Pero no podemos ahorrarles ese dolor si queremos juzgar el daño causado a esta sociedad y en particular a sus víctimas. Igual que no vale el subterfugio de un arrepentimiento tan solo íntimo del terrorista, menos aún admitir la desvergüenza de que solicitar perdón corresponde al «terreno de la religión» y a «un discurso de confesionario». Tamaña insensatez la pronunció hace poco la portavoz de Batasuna, que al parecer no concibe ningún perdón nacido de convicciones morales (¿también cosas de curas?) ni de disposiciones penales o administrativas. Lo que encubre ese chulesco desplante parece más simple y terrible: el preso no tiene que pedir perdón porque nada tiene que hacerse perdonar. Y en el mismo lenguaje del que ellos se burlan, responderemos nosotros que no puede haber propósito de la enmienda donde no se muestra ningún indicio de dolor de corazón. El presidente de los socialistas vascos piensa de otro modo.
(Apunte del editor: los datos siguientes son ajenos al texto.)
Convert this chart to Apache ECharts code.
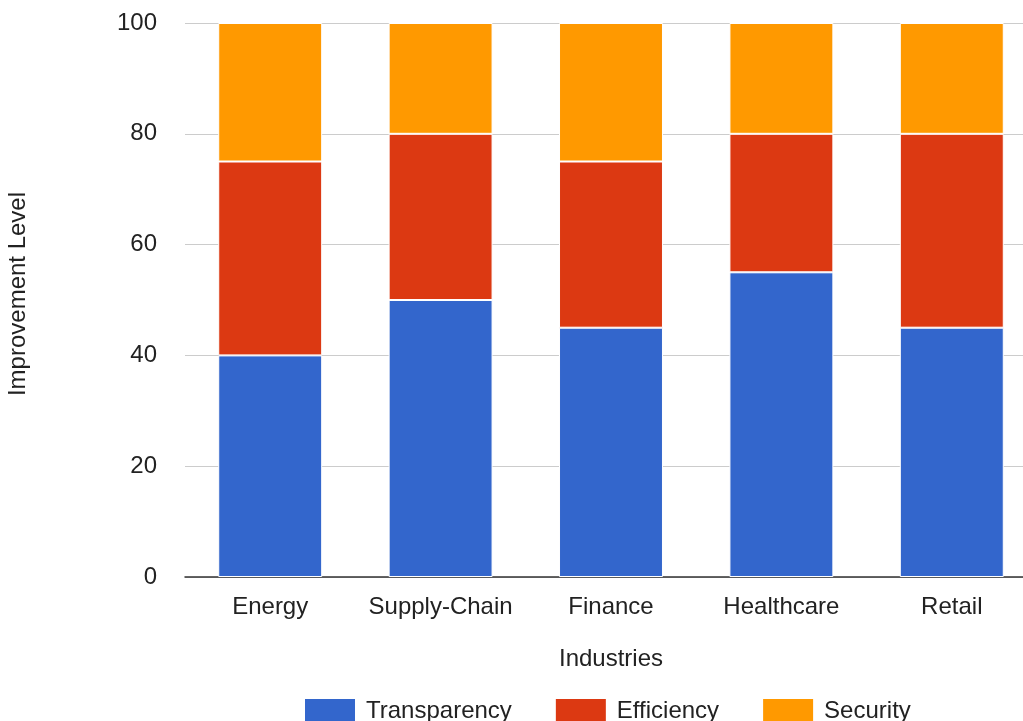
<!DOCTYPE html>
<html><head><meta charset="utf-8">
<script src="https://cdn.jsdelivr.net/npm/echarts@6/dist/echarts.min.js"></script>
<style>html,body{margin:0;padding:0;background:#fff;overflow:hidden}#c{width:1023px;height:721px}</style>
</head><body><div id="c"></div>
<script>
const categories = ['Energy', 'Supply-Chain', 'Finance', 'Healthcare', 'Retail'];
const transparency = [40, 50, 45, 55, 45];
const efficiency = [35, 30, 30, 25, 35];
const security = [25, 20, 25, 20, 20];
const seriesNames = ['Transparency', 'Efficiency', 'Security'];
const colors = ['#3366cc', '#dc3912', '#ff9900'];

const chart = echarts.init(document.getElementById('c'));
const font = 'Liberation Sans, Arial, sans-serif';
const fs = 24;
const mk = (name, data, color) => ({
  name, type: 'bar', stack: 'total', data, barWidth: '61%',
  itemStyle: { color, borderColor: '#fff', borderWidth: 1 },
  emphasis: { disabled: true }
});
chart.setOption({
  animation: false,
  textStyle: { fontFamily: font },
  color: colors,
  grid: { left: 185, width: 852, top: 23, height: 554, outerBoundsMode: 'none', containLabel: false },
  legend: {
    top: 697, left: 303, padding: 0, itemWidth: 52, itemHeight: 26, itemGap: 42,
    icon: 'rect',
    textStyle: { fontSize: fs, color: '#222', fontFamily: font, padding: [0, 0, 0, 5] },
    data: seriesNames
  },
  xAxis: {
    type: 'category', data: categories,
    name: 'Industries', nameLocation: 'middle', nameGap: 70,
    nameTextStyle: { fontSize: fs, color: '#222', fontFamily: font },
    axisLine: { lineStyle: { color: '#333', width: 1.5 } },
    axisTick: { show: false },
    axisLabel: { fontSize: fs, color: '#222', margin: 18, interval: 0, fontFamily: font }
  },
  yAxis: {
    type: 'value', min: 0, max: 100, interval: 20,
    name: 'Improvement Level', nameLocation: 'middle', nameGap: 155,
    nameTextStyle: { fontSize: fs, color: '#222', fontFamily: font, padding: [0, 0, 0, 12] },
    axisLine: { show: false }, axisTick: { show: false },
    axisLabel: { fontSize: fs, color: '#222', margin: 28, fontFamily: font },
    splitLine: { lineStyle: { color: '#ccc' } }
  },
  series: [
    mk(seriesNames[0], transparency, colors[0]),
    mk(seriesNames[1], efficiency, colors[1]),
    mk(seriesNames[2], security, colors[2])
  ]
});
</script></body></html>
Para Eguiguren la política penitenciaria del Gobierno «no debería humillar a las personas». La inversión moral parece ya completa. Se diría que a esos presos no les humilla tanto haber perseguido y arrebatado unas cuantas vidas de seres humanos, como que ahora se les requiera avergonzarse en público de sus amenazas y asesinatos. Los que degradaron para siempre el valor de tantos secuestrados, los que obligaron a postrarse a tantos indefensos que aguardaban el tiro mortal…, esos podrían sentirse hoy ofendidos por la acción de la Justicia. No entienden que solo esta Justicia les devuelve más limpia su dignidad personal y les reintegra a esa sociedad a la que amedrentaron para mejor someterla. De no ser así, claro está, los grandes humillados de nuevo serán las víctimas. Y humillados (además de inseguros) quedaremos también todos los demás, forzados a convivir con quienes no reconocen el mal cometido y que podrían seguir dispuestos a cometer.